Nel filone dei film sentimentali, quelli che si definiscono mélo, Lo specchio della vita occupa un posto d'onore grazie alla capacità di Sirk nel dosare il lato sentimentale della vicenda con quello sociale, di impatto emotivo decisamente maggiore per il pubblico, affrontando con serietà temi ancora spinosi senza mai travalicare i confini della buona scrittura, aiutato in questo dalla sceneggiatura di Griffin e Scott; il film è un remake di un'altra pellicola omonima del 1934 che incorse in diversi problemi visti gli argomenti trattati in relazione all'anno di uscita, opera che arrivava in un'America che era ancora profondamente razzista (lo è anche oggi, certo) in maniera aperta e consuetudinaria. Al successo della pellicola contribuiscono anche le solide scelte di cast: Lana Turner è una diva già più che affermata, John Gavin ha ancora pochi film alle spalle ma è a un passo dal suo ruolo in Psycho di Alfred Hitchcock, Sandra Dee seppur giovanissima vantava già un Golden Globe e arrivava dal chiacchierato successo di Scandalo al sole di Delmer Daves, anche le altre due protagoniste femminili si difenderanno molto bene, tanto che sia Susan Kohner sia Juanita Moore arriveranno alla candidatura all'Oscar come non protagoniste.

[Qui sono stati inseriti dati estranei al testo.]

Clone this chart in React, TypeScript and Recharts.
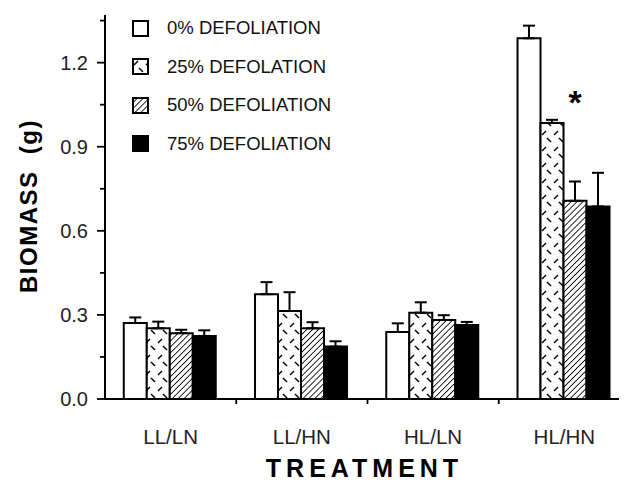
import React from 'react';
import { BarChart, Bar, XAxis, YAxis, ErrorBar, Legend, LabelList } from 'recharts';

const categories = ['LL/LN', 'LL/HN', 'HL/LN', 'HL/HN'];
const def0 = [0.271, 0.374, 0.239, 1.287];
const def25 = [0.252, 0.314, 0.308, 0.985];
const def50 = [0.235, 0.252, 0.282, 0.707];
const def75 = [0.225, 0.187, 0.264, 0.687];
const err0 = [0.02, 0.043, 0.031, 0.045];
const err25 = [0.024, 0.067, 0.037, 0.011];
const err50 = [0.012, 0.022, 0.017, 0.069];
const err75 = [0.02, 0.019, 0.011, 0.12];
const marks = ['', '', '', '*'];
const seriesNames = ['0% DEFOLIATION', '25% DEFOLATION', '50% DEFOLIATION', '75% DEFOLIATION'];
const yTicks = [0, 0.15, 0.3, 0.45, 0.6, 0.75, 0.9, 1.05, 1.2, 1.35];
const majorTicks = [0, 0.3, 0.6, 0.9, 1.2];

const fills = ['#ffffff', 'url(#p25)', 'url(#p50)', '#000000'];

const data = categories.map((c, i) => ({
  cat: c,
  d0: def0[i],
  d25: def25[i],
  d50: def50[i],
  d75: def75[i],
  e0: [0, err0[i]],
  e25: [0, err25[i]],
  e50: [0, err50[i]],
  e75: [0, err75[i]],
  mark: marks[i],
}));

const FONT = '"Liberation Sans", Arial, Helvetica, sans-serif';

const YTick = (props: any) => {
  const { x, y, payload } = props;
  const v = payload.value;
  const isMajor = majorTicks.some((m) => Math.abs(m - v) < 1e-6);
  return (
    <g>
      <line x1={x - (isMajor ? 8 : 5)} x2={x} y1={y} y2={y} stroke="#000" strokeWidth={1.8} />
      {isMajor && (
        <text x={x - 17} y={y} dy="0.36em" textAnchor="end" fontSize={20} fontFamily={FONT} fill="#222">
          {v.toFixed(1)}
        </text>
      )}
    </g>
  );
};

const XTick = (props: any) => {
  const { x, y, payload, index, width, visibleTicksCount } = props;
  let off = payload && typeof payload.offset === 'number' ? payload.offset : 0;
  if (!(off > 0) && typeof width === 'number' && visibleTicksCount) {
    off = width / visibleTicksCount / 2;
  }
  return (
    <g>
      {index < categories.length - 1 && off > 0 && (
        <line x1={x + off} x2={x + off} y1={y} y2={y + 5} stroke="#000" strokeWidth={1.8} />
      )}
      <text x={x} y={y + 45} textAnchor="middle" fontSize={20.5} fontFamily={FONT} fill="#222">
        {payload.value}
      </text>
    </g>
  );
};

const LegendContent = () => (
  <div style={{ fontFamily: FONT }}>
    {seriesNames.map((n, i) => (
      <div key={n} style={{ display: 'flex', alignItems: 'center', height: 38.5 }}>
        <svg width={17} height={17} style={{ marginRight: 18 }}>
          <rect x={1} y={1} width={15} height={15} fill={fills[i]} stroke="#000" strokeWidth={2} />
        </svg>
        <span style={{ fontSize: 18.5, color: '#111', whiteSpace: 'nowrap' }}>{n}</span>
      </div>
    ))}
  </div>
);

const StarLabel = (props: any) => {
  const { x, y, width, value } = props;
  if (!value) return null;
  return (
    <text x={x + width / 2} y={y - 87} textAnchor="middle" fontSize={34} fontWeight="bold" fontFamily={FONT} fill="#000">
      {value}
    </text>
  );
};

const YLabel = (props: any) => {
  const { viewBox } = props;
  const cx = viewBox.x + 28;
  const cy = viewBox.y + viewBox.height / 2 - 1;
  return (
    <text
      x={cx}
      y={cy}
      transform={`rotate(-90, ${cx}, ${cy})`}
      textAnchor="middle"
      dy="0.36em"
      fontSize={24}
      fontWeight="bold"
      letterSpacing={1.5}
      fontFamily={FONT}
      fill="#000"
    >
      {'BIOMASS\u00a0\u00a0(g)'}
    </text>
  );
};

const XLabel = (props: any) => {
  const { viewBox } = props;
  const cx = viewBox.x + viewBox.width / 2 - 3;
  return (
    <text x={cx} y={477} textAnchor="middle" fontSize={25} fontWeight="bold" letterSpacing={5} fontFamily={FONT} fill="#000">
      TREATMENT
    </text>
  );
};

export default function App() {
  return (
    <div style={{ marginLeft: -8, marginTop: -8, width: 627, height: 487, overflow: 'hidden', position: 'relative', background: '#fff' }}>
      <svg width={0} height={0} style={{ position: 'absolute' }}>
        <defs>
          <pattern id="p25" patternUnits="userSpaceOnUse" width={12} height={16}>
            <rect width={12} height={16} fill="#fff" />
            <line x1={2} y1={7} x2={6} y2={3} stroke="#000" strokeWidth={1.5} />
            <line x1={7} y1={10} x2={11} y2={14} stroke="#000" strokeWidth={1.5} />
          </pattern>
          <pattern id="p50" patternUnits="userSpaceOnUse" width={4.2} height={4.2} patternTransform="rotate(45)">
            <rect width={4.2} height={4.2} fill="#fff" />
            <line x1={0} y1={0} x2={0} y2={4.2} stroke="#000" strokeWidth={1.7} />
          </pattern>
        </defs>
      </svg>
      <BarChart
        width={640}
        height={487}
        data={data}
        margin={{ top: 15, right: 10, bottom: 0, left: 0 }}
        barCategoryGap="14.3%"
        barGap={0}
      >
        <XAxis
          dataKey="cat"
          height={88}
          tickSize={0}
          tickMargin={0}
          tick={<XTick />}
          axisLine={{ stroke: '#000', strokeWidth: 2 }}
          tickLine={false}
          interval={0}
          label={<XLabel />}
        />
        <YAxis
          width={105}
          domain={[0, 1.37]}
          ticks={yTicks}
          interval={0}
          tickSize={0}
          tickMargin={0}
          tick={<YTick />}
          tickLine={false}
          axisLine={{ stroke: '#000', strokeWidth: 2 }}
          allowDataOverflow
          label={<YLabel />}
        />
        <Legend
          content={<LegendContent />}
          layout="horizontal"
          verticalAlign="middle"
          align="center"
          wrapperStyle={{ position: 'absolute', left: 132, top: 9, width: 260 }}
        />
        <Bar dataKey="d0" name={seriesNames[0]} fill={fills[0]} stroke="#000" strokeWidth={2} isAnimationActive={false}>
          <ErrorBar dataKey="e0" width={6} stroke="#000" strokeWidth={2} />
        </Bar>
        <Bar dataKey="d25" name={seriesNames[1]} fill={fills[1]} stroke="#000" strokeWidth={2} isAnimationActive={false}>
          <ErrorBar dataKey="e25" width={6} stroke="#000" strokeWidth={2} />
        </Bar>
        <Bar dataKey="d50" name={seriesNames[2]} fill={fills[2]} stroke="#000" strokeWidth={2} isAnimationActive={false}>
          <ErrorBar dataKey="e50" width={6} stroke="#000" strokeWidth={2} />
          <LabelList dataKey="mark" content={<StarLabel />} />
        </Bar>
        <Bar dataKey="d75" name={seriesNames[3]} fill={fills[3]} stroke="#000" strokeWidth={2} isAnimationActive={false}>
          <ErrorBar dataKey="e75" width={6} stroke="#000" strokeWidth={2} />
        </Bar>
      </BarChart>
    </div>
  );
}
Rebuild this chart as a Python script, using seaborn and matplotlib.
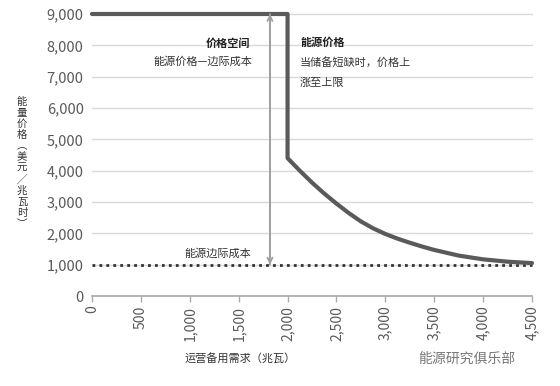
import matplotlib
matplotlib.use("Agg")
import matplotlib.pyplot as plt
import seaborn as sns
import pandas as pd

# Data
demand = [0, 2000, 2000, 2125, 2250, 2375, 2500, 2625, 2750, 2875, 3000, 3125,
          3250, 3375, 3500, 3750, 4000, 4250, 4500]
price = [9000, 9000, 4400, 4000, 3620, 3270, 2950, 2650, 2380, 2160, 1980, 1830,
         1700, 1580, 1470, 1290, 1170, 1095, 1050]
marginal_x = [0, 4500]
marginal_y = [1000, 1000]
arrow_x = 1820
arrow_y = [1000, 9000]
xticks = [0, 500, 1000, 1500, 2000, 2500, 3000, 3500, 4000, 4500]
yticks = [0, 1000, 2000, 3000, 4000, 5000, 6000, 7000, 8000, 9000]

sns.set_theme(style="white")
plt.rcParams['font.family'] = ['Noto Sans CJK SC', 'DejaVu Sans']

fig = plt.figure(figsize=(5.6, 3.86), dpi=100)
ax = fig.add_axes([92/560, 1-296/386, 440/560, 282/386])

df = pd.DataFrame({"x": demand, "y": price})
ax.set_xlim(0, 4500)
ax.set_ylim(0, 9000)
for t in yticks[1:]:
    ax.axhline(t, color="#d9d9d9", lw=1, zorder=0)

sns.lineplot(data=pd.DataFrame({"x": marginal_x, "y": marginal_y}), x="x", y="y",
             ax=ax, color="#333333", lw=2, linestyle=(0, (1, 1.5)), sort=False)
sns.lineplot(data=df, x="x", y="y", ax=ax, color="#5a5a5a", lw=3, sort=False,
             estimator=None)
for l in ax.lines:
    l.set_clip_on(False)
    l.set_solid_joinstyle("round")

ax.annotate("", xy=(arrow_x, arrow_y[1]), xytext=(arrow_x, arrow_y[0]),
            arrowprops=dict(arrowstyle="->", color="#a0a0a0", lw=1.3,
                            shrinkA=0, shrinkB=0, mutation_scale=9))
ax.annotate("", xy=(arrow_x, arrow_y[0]), xytext=(arrow_x, arrow_y[1]),
            arrowprops=dict(arrowstyle="->", color="#a0a0a0", lw=1.3,
                            shrinkA=0, shrinkB=0, mutation_scale=9))

ax.set_xticks(xticks)
ax.set_xticklabels([f"{v:,}" for v in xticks], rotation=90, fontsize=10, color="#595959")
ax.set_yticks(yticks)
ax.set_yticklabels([f"{v:,}" for v in yticks], fontsize=10.5, color="#595959")
ax.tick_params(axis="x", length=4, color="#aaaaaa", width=1, pad=3, bottom=True)
ax.tick_params(axis="y", length=0, pad=6)
for s in ["top", "right", "left"]:
    ax.spines[s].set_visible(False)
ax.spines["bottom"].set_color("#aaaaaa")
ax.set_xlabel("")
ax.set_ylabel("")

fig.text(250/560, 1-43/386, "价格空间", ha="right", va="center", fontsize=8, fontweight="bold", color="#222222")
fig.text(252/560, 1-62/386, "能源价格—边际成本", ha="right", va="center", fontsize=8, color="#333333")
fig.text(300/560, 1-42/386, "能源价格", ha="left", va="center", fontsize=8, fontweight="bold", color="#222222")
fig.text(300/560, 1-62/386, "当储备短缺时，价格上", ha="left", va="center", fontsize=8, color="#333333")
fig.text(300/560, 1-83/386, "涨至上限", ha="left", va="center", fontsize=8, color="#333333")
fig.text(184/560, 1-254/386, "能源边际成本", ha="left", va="center", fontsize=8, color="#333333")

ylab = "能量价格（美元/兆瓦时）"
ylab_v = "\n".join(["︵" if c == "（" else "︶" if c == "）" else "╱" if c == "/" else c for c in ylab])
fig.text(22/560, 1-163/386, ylab_v, ha="center", va="center", fontsize=7.5,
         color="#333333", linespacing=1.12)
fig.text(240/560, 1-358/386, "运营备用需求（兆瓦）", ha="center", va="center", fontsize=8, color="#333333")
fig.text(418/560, 1-359/386, "能源研究俱乐部", ha="left", va="center", fontsize=10, color="#777777")

fig.savefig("out.png", dpi=100)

Durante una giornata al mare Lora Meredith (Lana Turner) e sua figlia Susie fanno la conoscenza di Annie Johnson (Juanita Moore) e della figlia Sarah Jane, più o meno coetanea di Susie. Dopo una piccola disavventura le due madri fanno conoscenza: Annie è una donna di colore, il suo ex marito era di carnagione chiara e così è la sua bambina che nessuno indicherebbe mai come una bambina "di colore" o meglio "negra" come si usava a quei tempi. Il paese è ancora molto razzista e la bambina, quando è insieme alla madre, ancora subisce discriminazioni a causa dei pregiudizi di razza, tanto che fin da piccola è portata a nascondere quando può le sue vere origini. Visto il momento di difficoltà economica che sta attraversando Annie, Lora accetta di ospitare lei e Sarah Jane a casa sua, Annie si occuperà delle due bambine e della casa mentre Lora tenterà di far decollare la sua carriera da attrice, motivo per cui si è trasferita con la figlia a New York. Durante quella giornata in spiaggia Lora e le bambine conoscono anche un simpatico e affascinante fotografo, Steve Archer (John Gavid), che rimarrà da subito folgorato dalla grazia di Lora. L'interesse tra i due scocca e si protrarrà inespresso per anni a causa delle difficoltà di Lora di conciliare la vita sentimentale a quella professionale, il successo arriverà, il mondo dello spettacolo non sempre si rivelerà corretto, nel frattempo le due bambine crescono e diventano delle ragazze, Susie (Sandra Dee) patirà le assenze della madre mentre Sarah Jane diventerà una ribelle e non riuscirà mai ad accettare le sue origini e il colore della pelle di quella madre di cui si vergogna e che le ha sempre offerto un amore sconfinato e sacrifici continui.
Un grande melodramma, elegante, recitato in maniera perfetta da tutto il cast, una storia che ha i suoi momenti migliori legati al mancato riconoscimento da parte di Sarah Jane di tutti i sacrifici fatti per lei dalla madre, una donna dal cuore gigante, solo troppo tardi la ragazza si accorgerà quanto male la mancata accettazione delle sue origini avrà fatto a sua madre. Centrale la questione razziale nel rapporto tra madre e figlia e in quello di quest'ultima con la società alla quale nasconderà sistematicamente di essere figlia di una nera, vergognandosene fino a scappare di casa e dalla sua famiglia. L'altro tema è quello del successo nel mondo dello spettacolo che Lora, pur amando molto la figlia, ha per anni come primo e unico obiettivo incrinando nel profondo il rapporto con Susie che esternerà il suo malessere solo in età quasi adulta; si trascina per anni l'amore platonico tra Lora e Steve, anche questo ostacolato dalla carriera di lei. Douglas Sirk costruisce con maestria un crescendo emotivo che conflagrerà nella scena finale, sul cantato di Mahalia Jackson a calare il sipario sul dolore e sugli errori di una vita con un'interpretazione sentita di Trouble of the world. Giustamente considerato uno dei capolavori del mélo hollywoodiano Lo specchio della vita colpisce ancora oggi offrendo una narrazione fluida e coinvolgente nonostante l'età della pellicola e i centoventicinque minuti di durata e lasciando ad aleggiare nello spettatore non solo il puro dramma ma anche tutti i danni che conseguono da un approccio alla vita fatto di intolleranza e razzismo, purtroppo un tema sempre attuale.